[WHAT IS REQUIRED]
Extract, in full, the lines below, beginning at the first and ending with the line that contains "(agc) at (263,193)". Pictures do not belong in the copy.
################
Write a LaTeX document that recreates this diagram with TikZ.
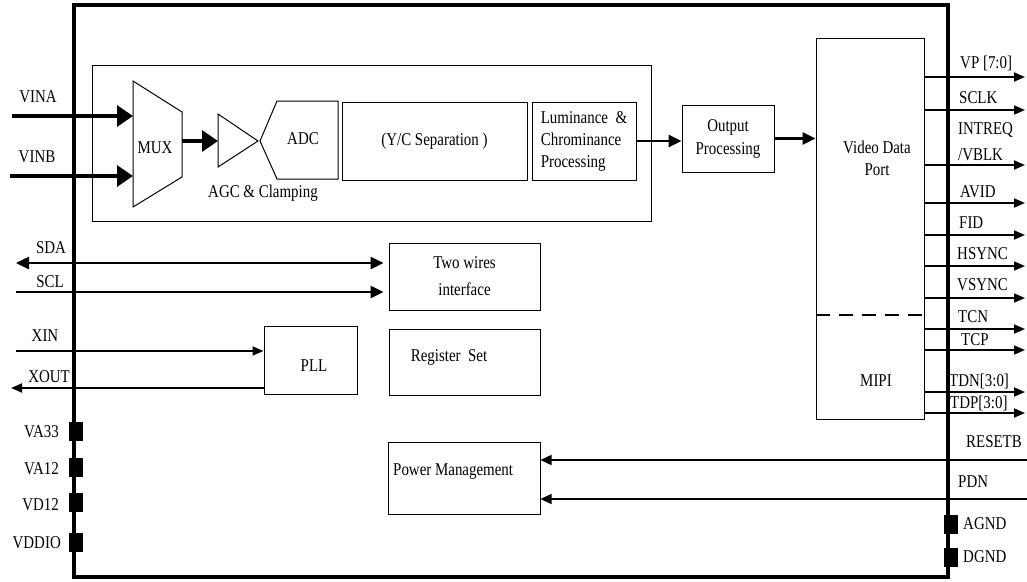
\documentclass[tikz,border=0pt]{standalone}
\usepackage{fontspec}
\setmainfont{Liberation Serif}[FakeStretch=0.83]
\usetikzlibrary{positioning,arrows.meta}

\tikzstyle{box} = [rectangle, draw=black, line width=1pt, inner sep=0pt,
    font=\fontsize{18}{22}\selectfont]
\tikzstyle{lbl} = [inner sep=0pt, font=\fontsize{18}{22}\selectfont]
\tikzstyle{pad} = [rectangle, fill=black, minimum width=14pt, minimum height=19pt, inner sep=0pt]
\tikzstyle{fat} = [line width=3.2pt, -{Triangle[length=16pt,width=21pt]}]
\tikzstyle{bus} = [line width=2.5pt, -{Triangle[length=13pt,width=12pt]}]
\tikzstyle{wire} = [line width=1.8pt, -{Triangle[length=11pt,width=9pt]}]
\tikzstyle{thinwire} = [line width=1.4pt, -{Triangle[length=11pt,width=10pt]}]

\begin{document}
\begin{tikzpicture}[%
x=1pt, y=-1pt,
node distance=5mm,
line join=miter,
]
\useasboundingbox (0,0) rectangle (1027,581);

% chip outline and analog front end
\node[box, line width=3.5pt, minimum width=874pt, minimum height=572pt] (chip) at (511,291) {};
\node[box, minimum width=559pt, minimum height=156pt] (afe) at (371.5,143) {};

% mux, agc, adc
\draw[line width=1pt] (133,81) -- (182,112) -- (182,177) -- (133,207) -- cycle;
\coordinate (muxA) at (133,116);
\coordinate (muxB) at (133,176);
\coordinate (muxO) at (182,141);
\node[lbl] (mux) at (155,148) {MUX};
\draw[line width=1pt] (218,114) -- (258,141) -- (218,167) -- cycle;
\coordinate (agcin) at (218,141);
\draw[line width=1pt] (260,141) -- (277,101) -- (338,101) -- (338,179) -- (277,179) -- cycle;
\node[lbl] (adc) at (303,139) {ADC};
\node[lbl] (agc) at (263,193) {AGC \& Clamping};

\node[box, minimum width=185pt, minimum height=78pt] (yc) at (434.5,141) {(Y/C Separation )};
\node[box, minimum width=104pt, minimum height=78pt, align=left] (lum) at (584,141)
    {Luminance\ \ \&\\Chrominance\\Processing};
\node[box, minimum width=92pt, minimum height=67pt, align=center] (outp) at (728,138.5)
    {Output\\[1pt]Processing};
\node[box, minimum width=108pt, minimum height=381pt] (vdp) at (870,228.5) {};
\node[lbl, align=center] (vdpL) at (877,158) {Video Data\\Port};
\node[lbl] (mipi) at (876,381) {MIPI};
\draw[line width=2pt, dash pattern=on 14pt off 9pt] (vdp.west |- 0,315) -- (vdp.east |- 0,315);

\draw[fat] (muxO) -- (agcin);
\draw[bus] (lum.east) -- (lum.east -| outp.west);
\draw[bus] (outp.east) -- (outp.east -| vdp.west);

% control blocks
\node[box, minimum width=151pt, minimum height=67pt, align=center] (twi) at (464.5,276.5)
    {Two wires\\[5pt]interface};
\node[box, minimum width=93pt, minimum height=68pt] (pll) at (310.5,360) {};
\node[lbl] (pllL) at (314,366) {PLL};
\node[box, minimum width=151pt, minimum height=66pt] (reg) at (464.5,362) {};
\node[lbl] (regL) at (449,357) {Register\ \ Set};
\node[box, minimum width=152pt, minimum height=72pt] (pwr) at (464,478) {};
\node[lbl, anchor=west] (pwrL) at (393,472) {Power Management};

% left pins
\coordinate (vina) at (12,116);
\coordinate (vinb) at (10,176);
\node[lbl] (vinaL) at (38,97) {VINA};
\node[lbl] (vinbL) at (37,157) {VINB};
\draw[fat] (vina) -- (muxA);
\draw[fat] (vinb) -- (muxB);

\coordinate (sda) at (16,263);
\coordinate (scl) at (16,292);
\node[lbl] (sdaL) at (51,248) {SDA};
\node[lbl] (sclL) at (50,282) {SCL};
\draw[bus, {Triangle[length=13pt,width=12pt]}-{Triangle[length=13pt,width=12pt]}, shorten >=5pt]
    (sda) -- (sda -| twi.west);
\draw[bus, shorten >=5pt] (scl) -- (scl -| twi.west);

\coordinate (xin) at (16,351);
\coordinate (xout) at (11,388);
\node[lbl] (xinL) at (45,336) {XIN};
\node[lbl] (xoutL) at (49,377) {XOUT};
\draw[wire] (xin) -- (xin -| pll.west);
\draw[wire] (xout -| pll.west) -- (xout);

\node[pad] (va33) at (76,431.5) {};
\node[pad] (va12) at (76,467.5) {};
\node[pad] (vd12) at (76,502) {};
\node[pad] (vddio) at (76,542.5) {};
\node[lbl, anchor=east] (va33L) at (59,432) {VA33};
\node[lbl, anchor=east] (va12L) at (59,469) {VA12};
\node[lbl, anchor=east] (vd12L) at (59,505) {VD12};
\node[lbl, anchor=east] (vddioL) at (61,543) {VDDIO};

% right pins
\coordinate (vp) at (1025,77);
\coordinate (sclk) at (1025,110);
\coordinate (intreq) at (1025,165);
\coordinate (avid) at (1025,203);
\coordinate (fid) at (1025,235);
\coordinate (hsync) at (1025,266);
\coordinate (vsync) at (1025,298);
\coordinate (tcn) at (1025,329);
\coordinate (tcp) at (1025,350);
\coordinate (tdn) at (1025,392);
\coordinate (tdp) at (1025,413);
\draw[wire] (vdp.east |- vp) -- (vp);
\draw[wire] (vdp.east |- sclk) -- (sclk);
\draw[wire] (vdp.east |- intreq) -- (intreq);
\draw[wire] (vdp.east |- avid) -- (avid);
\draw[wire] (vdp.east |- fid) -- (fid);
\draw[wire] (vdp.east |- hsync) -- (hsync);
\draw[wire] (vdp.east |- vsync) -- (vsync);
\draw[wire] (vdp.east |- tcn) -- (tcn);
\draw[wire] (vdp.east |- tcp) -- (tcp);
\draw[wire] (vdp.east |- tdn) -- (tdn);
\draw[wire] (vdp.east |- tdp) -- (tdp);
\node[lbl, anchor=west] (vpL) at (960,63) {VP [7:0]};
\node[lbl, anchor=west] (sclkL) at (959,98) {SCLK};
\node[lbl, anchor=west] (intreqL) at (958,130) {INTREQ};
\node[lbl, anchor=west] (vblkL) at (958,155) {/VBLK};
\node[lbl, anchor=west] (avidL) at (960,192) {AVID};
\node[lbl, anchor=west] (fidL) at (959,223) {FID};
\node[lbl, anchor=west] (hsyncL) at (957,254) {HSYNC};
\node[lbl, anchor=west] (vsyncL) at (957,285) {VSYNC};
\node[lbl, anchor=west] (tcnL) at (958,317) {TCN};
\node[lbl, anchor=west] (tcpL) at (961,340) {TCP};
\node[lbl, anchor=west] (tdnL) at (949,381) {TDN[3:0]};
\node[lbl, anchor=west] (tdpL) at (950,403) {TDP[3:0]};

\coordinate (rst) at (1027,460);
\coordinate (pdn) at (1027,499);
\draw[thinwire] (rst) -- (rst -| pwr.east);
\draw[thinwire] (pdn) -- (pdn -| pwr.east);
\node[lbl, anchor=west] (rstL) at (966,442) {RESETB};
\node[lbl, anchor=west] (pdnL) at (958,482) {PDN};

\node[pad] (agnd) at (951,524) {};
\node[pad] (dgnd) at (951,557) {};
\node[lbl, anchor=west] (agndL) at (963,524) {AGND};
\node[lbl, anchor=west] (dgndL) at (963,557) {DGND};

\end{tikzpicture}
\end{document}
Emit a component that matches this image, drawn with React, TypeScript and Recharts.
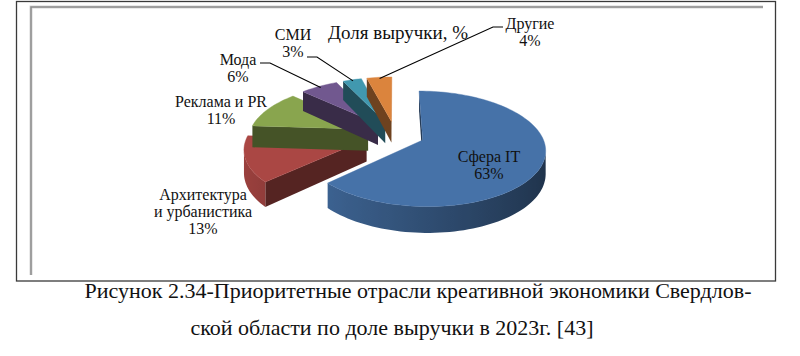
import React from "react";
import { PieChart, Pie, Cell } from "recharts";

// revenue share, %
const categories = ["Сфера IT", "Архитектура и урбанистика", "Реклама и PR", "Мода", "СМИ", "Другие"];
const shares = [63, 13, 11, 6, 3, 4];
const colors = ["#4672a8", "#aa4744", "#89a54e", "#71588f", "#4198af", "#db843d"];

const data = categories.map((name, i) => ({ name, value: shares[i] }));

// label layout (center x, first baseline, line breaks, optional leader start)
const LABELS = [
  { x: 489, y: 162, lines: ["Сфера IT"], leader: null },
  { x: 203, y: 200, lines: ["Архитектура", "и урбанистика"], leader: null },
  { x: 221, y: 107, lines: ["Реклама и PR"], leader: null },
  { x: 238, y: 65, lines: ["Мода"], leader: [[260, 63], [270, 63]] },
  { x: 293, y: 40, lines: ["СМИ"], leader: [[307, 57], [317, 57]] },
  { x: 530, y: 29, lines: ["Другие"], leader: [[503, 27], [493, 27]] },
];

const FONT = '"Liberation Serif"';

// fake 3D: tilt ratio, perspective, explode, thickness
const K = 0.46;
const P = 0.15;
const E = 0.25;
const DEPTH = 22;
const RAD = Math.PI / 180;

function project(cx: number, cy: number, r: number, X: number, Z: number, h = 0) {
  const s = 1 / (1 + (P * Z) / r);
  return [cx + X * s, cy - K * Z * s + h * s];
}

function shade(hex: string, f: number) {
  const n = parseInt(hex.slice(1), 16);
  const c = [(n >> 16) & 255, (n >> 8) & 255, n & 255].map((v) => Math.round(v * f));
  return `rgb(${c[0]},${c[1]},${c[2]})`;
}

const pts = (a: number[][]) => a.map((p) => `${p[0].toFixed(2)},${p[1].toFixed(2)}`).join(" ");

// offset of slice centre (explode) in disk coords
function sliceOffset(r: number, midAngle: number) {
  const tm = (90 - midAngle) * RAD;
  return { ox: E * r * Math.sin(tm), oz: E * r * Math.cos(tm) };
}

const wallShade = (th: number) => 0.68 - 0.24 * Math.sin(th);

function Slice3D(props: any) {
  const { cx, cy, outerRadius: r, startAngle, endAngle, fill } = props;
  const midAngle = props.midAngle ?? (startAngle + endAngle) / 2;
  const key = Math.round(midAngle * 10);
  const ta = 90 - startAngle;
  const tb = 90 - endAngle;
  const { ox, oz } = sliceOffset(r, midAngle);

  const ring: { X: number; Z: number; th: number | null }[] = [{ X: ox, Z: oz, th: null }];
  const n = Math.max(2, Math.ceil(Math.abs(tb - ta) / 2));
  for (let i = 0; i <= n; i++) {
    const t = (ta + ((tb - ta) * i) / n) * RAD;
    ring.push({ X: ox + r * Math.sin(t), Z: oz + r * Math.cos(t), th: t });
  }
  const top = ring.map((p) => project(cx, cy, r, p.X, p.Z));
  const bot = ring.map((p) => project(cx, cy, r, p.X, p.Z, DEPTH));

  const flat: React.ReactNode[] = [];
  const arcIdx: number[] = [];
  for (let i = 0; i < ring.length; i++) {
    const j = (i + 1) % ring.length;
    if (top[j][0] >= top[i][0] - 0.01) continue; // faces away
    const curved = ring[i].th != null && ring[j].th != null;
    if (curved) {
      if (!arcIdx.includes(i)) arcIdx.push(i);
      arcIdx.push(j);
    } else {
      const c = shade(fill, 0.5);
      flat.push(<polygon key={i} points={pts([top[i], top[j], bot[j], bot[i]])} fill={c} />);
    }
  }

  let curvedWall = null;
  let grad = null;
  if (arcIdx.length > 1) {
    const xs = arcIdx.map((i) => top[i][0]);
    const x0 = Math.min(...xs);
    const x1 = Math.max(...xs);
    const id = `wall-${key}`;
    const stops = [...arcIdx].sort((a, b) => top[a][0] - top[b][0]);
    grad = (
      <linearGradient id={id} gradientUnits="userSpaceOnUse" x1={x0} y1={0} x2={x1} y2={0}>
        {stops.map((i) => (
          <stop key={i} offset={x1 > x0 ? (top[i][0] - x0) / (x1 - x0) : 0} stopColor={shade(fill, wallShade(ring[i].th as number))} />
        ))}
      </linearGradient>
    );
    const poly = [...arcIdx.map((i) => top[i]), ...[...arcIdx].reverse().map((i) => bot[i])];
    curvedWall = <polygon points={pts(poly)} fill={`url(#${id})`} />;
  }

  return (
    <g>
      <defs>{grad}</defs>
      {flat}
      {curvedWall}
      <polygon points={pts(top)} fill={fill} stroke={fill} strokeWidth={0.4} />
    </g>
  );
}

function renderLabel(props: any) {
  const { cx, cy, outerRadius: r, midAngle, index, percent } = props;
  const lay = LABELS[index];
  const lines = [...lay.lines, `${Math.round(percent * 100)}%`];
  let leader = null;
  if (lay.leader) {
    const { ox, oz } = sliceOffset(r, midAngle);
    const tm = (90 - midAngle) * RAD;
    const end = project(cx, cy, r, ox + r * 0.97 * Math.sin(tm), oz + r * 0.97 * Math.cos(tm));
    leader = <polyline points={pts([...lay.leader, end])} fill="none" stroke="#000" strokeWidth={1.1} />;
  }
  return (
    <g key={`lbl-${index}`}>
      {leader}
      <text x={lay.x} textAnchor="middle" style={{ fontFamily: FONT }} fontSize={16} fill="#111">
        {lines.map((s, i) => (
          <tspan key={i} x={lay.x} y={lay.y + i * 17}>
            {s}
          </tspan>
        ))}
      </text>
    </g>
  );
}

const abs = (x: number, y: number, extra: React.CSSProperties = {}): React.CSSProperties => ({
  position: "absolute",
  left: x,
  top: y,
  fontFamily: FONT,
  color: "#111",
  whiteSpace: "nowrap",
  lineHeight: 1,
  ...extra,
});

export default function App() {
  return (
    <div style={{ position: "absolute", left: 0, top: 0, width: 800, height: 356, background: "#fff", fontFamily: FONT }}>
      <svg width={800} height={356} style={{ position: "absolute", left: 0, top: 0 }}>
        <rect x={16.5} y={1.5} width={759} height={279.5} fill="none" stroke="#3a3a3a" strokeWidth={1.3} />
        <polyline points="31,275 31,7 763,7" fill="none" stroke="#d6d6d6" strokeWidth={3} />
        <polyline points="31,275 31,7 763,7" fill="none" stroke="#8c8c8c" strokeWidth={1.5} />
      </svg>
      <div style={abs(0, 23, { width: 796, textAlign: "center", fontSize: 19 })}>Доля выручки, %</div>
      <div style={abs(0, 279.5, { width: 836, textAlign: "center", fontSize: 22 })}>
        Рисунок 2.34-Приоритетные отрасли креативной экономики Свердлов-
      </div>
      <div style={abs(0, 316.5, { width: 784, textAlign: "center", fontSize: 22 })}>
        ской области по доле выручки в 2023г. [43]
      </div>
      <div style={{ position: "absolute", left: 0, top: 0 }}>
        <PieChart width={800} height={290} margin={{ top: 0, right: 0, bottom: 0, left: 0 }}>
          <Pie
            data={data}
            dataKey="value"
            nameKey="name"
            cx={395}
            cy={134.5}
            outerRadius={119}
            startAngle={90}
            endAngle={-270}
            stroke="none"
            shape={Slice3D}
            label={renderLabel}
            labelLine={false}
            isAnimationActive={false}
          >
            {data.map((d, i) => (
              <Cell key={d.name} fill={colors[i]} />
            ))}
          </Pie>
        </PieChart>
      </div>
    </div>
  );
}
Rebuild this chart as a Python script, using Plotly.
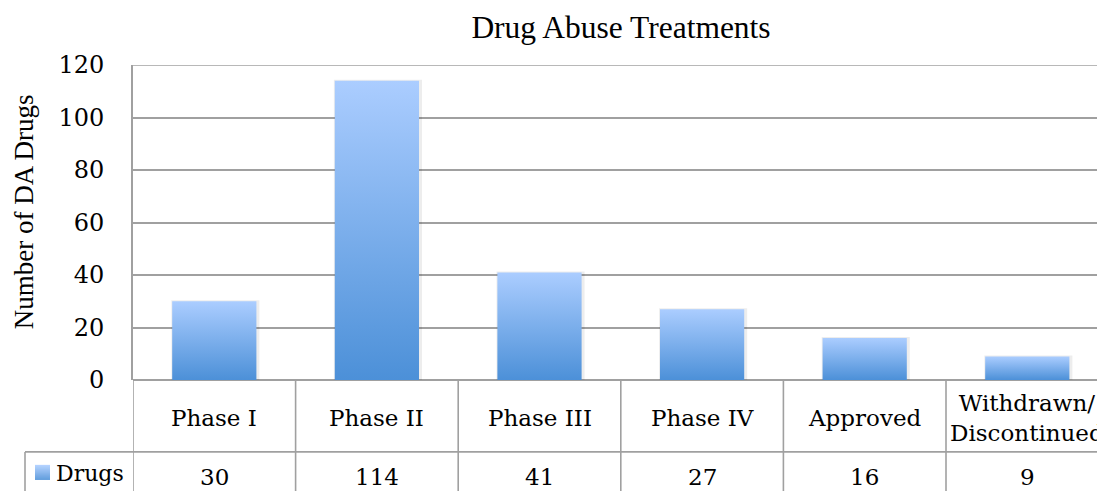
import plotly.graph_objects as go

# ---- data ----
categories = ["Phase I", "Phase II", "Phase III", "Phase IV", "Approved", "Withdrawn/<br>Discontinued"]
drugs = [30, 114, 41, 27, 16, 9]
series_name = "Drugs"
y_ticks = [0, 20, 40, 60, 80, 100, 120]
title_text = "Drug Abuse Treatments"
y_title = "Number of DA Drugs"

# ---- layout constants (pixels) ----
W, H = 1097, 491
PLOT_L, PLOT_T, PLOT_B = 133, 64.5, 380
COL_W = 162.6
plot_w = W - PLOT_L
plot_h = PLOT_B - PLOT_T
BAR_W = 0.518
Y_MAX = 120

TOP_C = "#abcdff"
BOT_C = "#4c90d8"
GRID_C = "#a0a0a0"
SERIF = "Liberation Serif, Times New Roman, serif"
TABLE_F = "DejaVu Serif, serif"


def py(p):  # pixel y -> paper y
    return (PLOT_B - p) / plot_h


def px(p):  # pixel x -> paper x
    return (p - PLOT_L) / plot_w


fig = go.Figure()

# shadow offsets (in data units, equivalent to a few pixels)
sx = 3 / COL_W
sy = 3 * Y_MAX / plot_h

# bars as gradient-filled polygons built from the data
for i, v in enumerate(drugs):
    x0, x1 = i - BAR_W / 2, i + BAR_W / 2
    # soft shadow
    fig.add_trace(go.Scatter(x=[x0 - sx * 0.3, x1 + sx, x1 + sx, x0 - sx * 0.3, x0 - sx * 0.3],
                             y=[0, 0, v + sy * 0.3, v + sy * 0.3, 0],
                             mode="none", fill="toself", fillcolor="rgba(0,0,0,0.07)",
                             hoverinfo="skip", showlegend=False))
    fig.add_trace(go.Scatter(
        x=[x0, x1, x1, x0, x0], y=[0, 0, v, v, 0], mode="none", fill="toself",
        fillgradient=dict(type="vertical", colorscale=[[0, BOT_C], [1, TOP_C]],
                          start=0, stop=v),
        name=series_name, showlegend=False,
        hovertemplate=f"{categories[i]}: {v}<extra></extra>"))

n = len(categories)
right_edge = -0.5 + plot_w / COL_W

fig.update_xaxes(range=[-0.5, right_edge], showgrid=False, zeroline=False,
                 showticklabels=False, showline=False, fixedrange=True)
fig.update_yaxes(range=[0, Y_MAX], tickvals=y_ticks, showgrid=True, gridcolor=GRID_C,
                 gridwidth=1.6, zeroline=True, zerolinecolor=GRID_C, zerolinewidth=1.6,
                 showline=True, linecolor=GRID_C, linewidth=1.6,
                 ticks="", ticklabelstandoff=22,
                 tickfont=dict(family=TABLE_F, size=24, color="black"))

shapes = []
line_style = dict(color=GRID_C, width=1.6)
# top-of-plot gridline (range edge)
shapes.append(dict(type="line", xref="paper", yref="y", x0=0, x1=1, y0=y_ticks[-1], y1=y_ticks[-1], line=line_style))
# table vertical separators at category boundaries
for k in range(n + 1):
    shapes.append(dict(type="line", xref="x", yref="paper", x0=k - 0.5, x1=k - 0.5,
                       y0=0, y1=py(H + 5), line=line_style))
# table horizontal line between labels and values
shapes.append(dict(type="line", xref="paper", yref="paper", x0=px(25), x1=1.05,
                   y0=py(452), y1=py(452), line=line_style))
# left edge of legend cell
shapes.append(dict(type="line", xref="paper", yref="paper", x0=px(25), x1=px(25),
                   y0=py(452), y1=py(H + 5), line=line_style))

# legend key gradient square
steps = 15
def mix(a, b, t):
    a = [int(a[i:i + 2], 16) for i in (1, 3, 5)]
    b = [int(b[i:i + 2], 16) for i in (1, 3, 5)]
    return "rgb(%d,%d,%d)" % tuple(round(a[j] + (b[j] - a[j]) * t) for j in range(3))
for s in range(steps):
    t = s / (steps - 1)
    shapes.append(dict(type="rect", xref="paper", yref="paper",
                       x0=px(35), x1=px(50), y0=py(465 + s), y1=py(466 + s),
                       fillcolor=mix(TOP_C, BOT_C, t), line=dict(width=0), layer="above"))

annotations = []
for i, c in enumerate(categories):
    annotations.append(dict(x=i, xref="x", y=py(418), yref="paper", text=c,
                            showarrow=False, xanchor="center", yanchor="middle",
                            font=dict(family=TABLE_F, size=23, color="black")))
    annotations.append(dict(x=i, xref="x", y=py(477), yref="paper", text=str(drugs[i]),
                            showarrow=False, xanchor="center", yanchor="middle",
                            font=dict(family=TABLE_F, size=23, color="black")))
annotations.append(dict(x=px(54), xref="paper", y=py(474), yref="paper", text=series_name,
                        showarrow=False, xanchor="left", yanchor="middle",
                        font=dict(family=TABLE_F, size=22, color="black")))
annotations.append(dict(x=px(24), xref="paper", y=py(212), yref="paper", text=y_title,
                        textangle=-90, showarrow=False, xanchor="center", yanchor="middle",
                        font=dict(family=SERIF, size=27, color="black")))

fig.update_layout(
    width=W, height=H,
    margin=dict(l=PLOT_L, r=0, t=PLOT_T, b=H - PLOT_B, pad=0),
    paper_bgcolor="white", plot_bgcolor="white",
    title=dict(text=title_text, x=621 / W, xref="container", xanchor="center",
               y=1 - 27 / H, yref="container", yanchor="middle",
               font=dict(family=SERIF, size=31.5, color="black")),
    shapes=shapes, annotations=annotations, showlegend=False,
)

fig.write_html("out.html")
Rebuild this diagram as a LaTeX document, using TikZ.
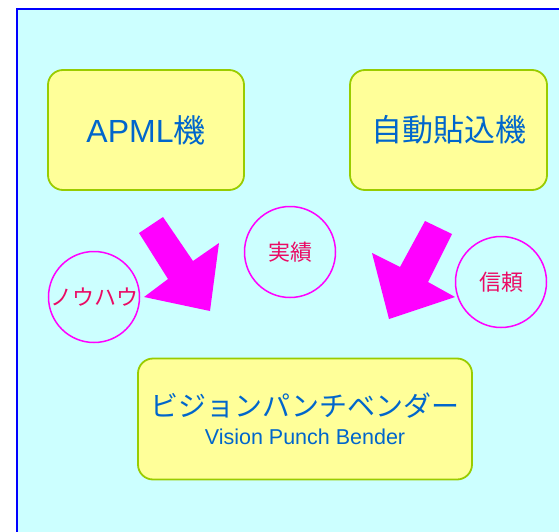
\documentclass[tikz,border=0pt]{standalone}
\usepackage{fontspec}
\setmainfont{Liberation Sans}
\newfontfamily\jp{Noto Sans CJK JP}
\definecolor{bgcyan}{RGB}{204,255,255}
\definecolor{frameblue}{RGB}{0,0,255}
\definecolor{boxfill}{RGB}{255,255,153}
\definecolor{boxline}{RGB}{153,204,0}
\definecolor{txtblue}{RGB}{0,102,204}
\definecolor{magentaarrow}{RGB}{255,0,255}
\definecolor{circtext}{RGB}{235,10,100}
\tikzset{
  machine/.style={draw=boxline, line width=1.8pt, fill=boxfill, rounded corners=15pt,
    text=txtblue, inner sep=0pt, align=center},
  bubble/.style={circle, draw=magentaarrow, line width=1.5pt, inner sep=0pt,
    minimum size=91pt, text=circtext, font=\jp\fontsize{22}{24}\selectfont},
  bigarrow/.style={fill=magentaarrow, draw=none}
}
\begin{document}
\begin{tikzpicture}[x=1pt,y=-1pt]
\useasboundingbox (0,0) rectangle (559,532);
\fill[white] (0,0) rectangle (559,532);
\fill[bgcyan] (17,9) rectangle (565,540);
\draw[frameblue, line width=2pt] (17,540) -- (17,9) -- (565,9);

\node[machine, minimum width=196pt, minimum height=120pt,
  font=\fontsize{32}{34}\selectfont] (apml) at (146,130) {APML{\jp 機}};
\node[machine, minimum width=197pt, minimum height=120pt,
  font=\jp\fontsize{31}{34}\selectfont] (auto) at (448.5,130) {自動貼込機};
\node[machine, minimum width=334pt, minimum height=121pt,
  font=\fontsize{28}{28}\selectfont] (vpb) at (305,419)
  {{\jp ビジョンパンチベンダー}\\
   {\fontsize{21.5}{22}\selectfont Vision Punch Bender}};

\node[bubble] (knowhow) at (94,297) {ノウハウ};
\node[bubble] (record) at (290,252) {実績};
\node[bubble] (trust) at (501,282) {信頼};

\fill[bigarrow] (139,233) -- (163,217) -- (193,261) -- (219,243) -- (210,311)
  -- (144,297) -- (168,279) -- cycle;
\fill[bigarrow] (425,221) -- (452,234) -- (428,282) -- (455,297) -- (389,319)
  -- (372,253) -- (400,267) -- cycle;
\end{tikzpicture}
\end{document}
################
[RESPONSE]
Write a LaTeX document that recreates this diagram with TikZ.
\documentclass[tikz,border=0pt]{standalone}
\usepackage{fontspec}
\setmainfont{Liberation Serif}[FakeStretch=0.83]
\usetikzlibrary{positioning,arrows.meta}

\tikzstyle{box} = [rectangle, draw=black, line width=1pt, inner sep=0pt,
    font=\fontsize{18}{22}\selectfont]
\tikzstyle{lbl} = [inner sep=0pt, font=\fontsize{18}{22}\selectfont]
\tikzstyle{pad} = [rectangle, fill=black, minimum width=14pt, minimum height=19pt, inner sep=0pt]
\tikzstyle{fat} = [line width=3.2pt, -{Triangle[length=16pt,width=21pt]}]
\tikzstyle{bus} = [line width=2.5pt, -{Triangle[length=13pt,width=12pt]}]
\tikzstyle{wire} = [line width=1.8pt, -{Triangle[length=11pt,width=9pt]}]
\tikzstyle{thinwire} = [line width=1.4pt, -{Triangle[length=11pt,width=10pt]}]

\begin{document}
\begin{tikzpicture}[%
x=1pt, y=-1pt,
node distance=5mm,
line join=miter,
]
\useasboundingbox (0,0) rectangle (1027,581);

% chip outline and analog front end
\node[box, line width=3.5pt, minimum width=874pt, minimum height=572pt] (chip) at (511,291) {};
\node[box, minimum width=559pt, minimum height=156pt] (afe) at (371.5,143) {};

% mux, agc, adc
\draw[line width=1pt] (133,81) -- (182,112) -- (182,177) -- (133,207) -- cycle;
\coordinate (muxA) at (133,116);
\coordinate (muxB) at (133,176);
\coordinate (muxO) at (182,141);
\node[lbl] (mux) at (155,148) {MUX};
\draw[line width=1pt] (218,114) -- (258,141) -- (218,167) -- cycle;
\coordinate (agcin) at (218,141);
\draw[line width=1pt] (260,141) -- (277,101) -- (338,101) -- (338,179) -- (277,179) -- cycle;
\node[lbl] (adc) at (303,139) {ADC};
\node[lbl] (agc) at (263,193) {AGC \& Clamping};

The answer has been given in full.